Les tribunaux ont statué sur plus de 133.000 procès à distance permettant la libération immédiate d’environ 12.000 détenus. Qu’en est-il, dès lors, des garanties d’un procès équitable?
Les tribunaux ont statué à distance sur plus de 133.000 affaires, permettant la libération d’environ 12.000 détenus, immédiatement après le prononcé du jugement, à raison de 1.000 détenus par mois, a indiqué, mardi à Rabat, le Premier président de la Cour de cassation, président délégué du Conseil Supérieur du pouvoir judiciaire, Mohamed Abdennabaoui.
Abdennabaoui s’exprimait lors d’une conférence nationale organisée par le ministère de la Justice sous le thème « Les litiges à distance et les garanties d’un procès équitable ».
Le Maroc a pu se doter en quelques semaines d’une structure logistique adaptée pour le déroulement à distance des procès, et ce grâce à l’effort « considérable » consenti par les juges, les fonctionnaires des tribunaux et des parquets et les avocats, ainsi qu’à la contribution remarquable de certaines instances à l’amélioration des prestations électroniques, a-t-il relevé, notant que cette avancée a permis aux tribunaux de traiter les dossiers sans exposer la vie des détenus au risque.
19.000 procès à distance en une année
M. Abdennabaoui s’est également félicité des efforts « colossaux » déployés par les juges, les greffiers et les cadres du bureau de greffe ainsi que les avocats pour garantir le déroulement des procès dans le plein respect des mesures préventives en vigueur, ce qui a permis de tenir plus de 19.000 procès à distance en une année et d’étudier plus de 370.000 affaires impliquant des détenus traduits devant le tribunal de la même façon plus de 433.000 fois.
A cette occasion, il a mis en avant le système judiciaire marocain qui a adopté cette « approche novatrice » ayant permis de gérer les procès des détenus dans le plein respect des dispositions de la légalité juridique résultant de la force majeure, sans pour autant compromettre les principes du procès équitable.
Quelle justice avec les procès virtuels post-Covid?
Le Premier président de la Cour de cassation a estimé que « l’attente de la promulgation d’une loi régissant les procès virtuels reste un « bel espoir » pour tous ceux qui s’intéressent à la question de la justice, espérant que ce texte voit le jour dans les plus brefs délais pour que le pays puisse disposer d’un mécanisme juridique approprié permettant de tenir des procès à distance post-Covid.

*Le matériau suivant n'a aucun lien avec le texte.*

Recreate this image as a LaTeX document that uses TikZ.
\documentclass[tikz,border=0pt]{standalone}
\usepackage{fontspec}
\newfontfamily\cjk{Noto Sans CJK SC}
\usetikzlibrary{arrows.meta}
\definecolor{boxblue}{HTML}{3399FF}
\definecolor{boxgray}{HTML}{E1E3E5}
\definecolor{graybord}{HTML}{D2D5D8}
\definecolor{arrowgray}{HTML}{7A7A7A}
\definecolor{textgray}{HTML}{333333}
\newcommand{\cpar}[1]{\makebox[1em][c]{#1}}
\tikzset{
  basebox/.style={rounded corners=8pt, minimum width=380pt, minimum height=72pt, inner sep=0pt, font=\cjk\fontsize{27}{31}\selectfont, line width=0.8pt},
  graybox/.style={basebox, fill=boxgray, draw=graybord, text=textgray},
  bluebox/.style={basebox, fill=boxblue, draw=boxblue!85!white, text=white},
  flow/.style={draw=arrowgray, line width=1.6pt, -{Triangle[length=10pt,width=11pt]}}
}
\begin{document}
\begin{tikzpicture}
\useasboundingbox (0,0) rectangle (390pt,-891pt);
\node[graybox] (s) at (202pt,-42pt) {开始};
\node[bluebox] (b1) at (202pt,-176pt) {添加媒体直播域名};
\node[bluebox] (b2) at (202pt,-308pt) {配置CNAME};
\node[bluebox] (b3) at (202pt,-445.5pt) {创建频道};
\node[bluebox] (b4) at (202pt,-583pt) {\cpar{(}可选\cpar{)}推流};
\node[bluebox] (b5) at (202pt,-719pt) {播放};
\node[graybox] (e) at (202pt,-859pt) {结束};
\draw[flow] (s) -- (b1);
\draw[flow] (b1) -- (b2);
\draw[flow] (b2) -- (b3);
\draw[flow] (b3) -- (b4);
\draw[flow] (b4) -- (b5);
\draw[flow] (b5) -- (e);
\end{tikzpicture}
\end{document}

D’autres circonstances justifient le recours au procès à distance, notamment la protection des témoins et des dénonciateurs, l’éloignement des établissements pénitentiaires des tribunaux, autant de facteurs qui mobilisent plus de temps, des frais de déplacement élevés, ainsi que des gardes-corps, d’autant plus que près de 800 détenus sont traduits quotidiennement devant les tribunaux de Rabat et plus de 1.200 à Casablanca, a-t-il poursuivi.
Quel impact sur la qualité du travail judiciaire?
S’exprimant à cette occasion, l’avocate Me Meriem Jamal idrissi a soulevé plusieurs difficultés en relation avec la garantie d’un procès équitable en ce qui concerne les procès à distance.
Tout en appelant à lancer une étude sur plusieurs aspects en relation avec les procès à distance, notamment, la difficile interaction avec l’avocat de la partie adverse, elle a mis en exergue l’impact que peut avoir ce genre de procès sur la qualité du travail judiciaire.
جزء من مداخلتي في الندوة المنعقدة بالمعهد العالي للقضاء حول التقاضي عن بعد أية ضمانات المحاكمة العادلة… pic.twitter.com/BS9KrLqewC
— Meriem Jamal idrissi (@MeriemJamalidr1) April 27, 2021
« Certes, il y a une rationalisation des dépenses, mais il faut également étudier les différents scénarios qui influencent la qualité du travail judiciaire », a relevé Me Meriem Jamal idrissi.
Initiée en partenariat avec le Conseil Supérieur du pouvoir judiciaire et le Conseil national des droits de l’Homme (CNDH), cette conférence a connu la participation du ministre de la Justice, le président du Parquet général, le Délégué général de l’administration pénitentiaire et de la réintégration, la présidente du CNDH et le président de l’Association des barreaux d’avocats du Maroc ainsi que des responsables judiciaires et des représentants des secteurs et institutions concernés, outre des associations de la société civile.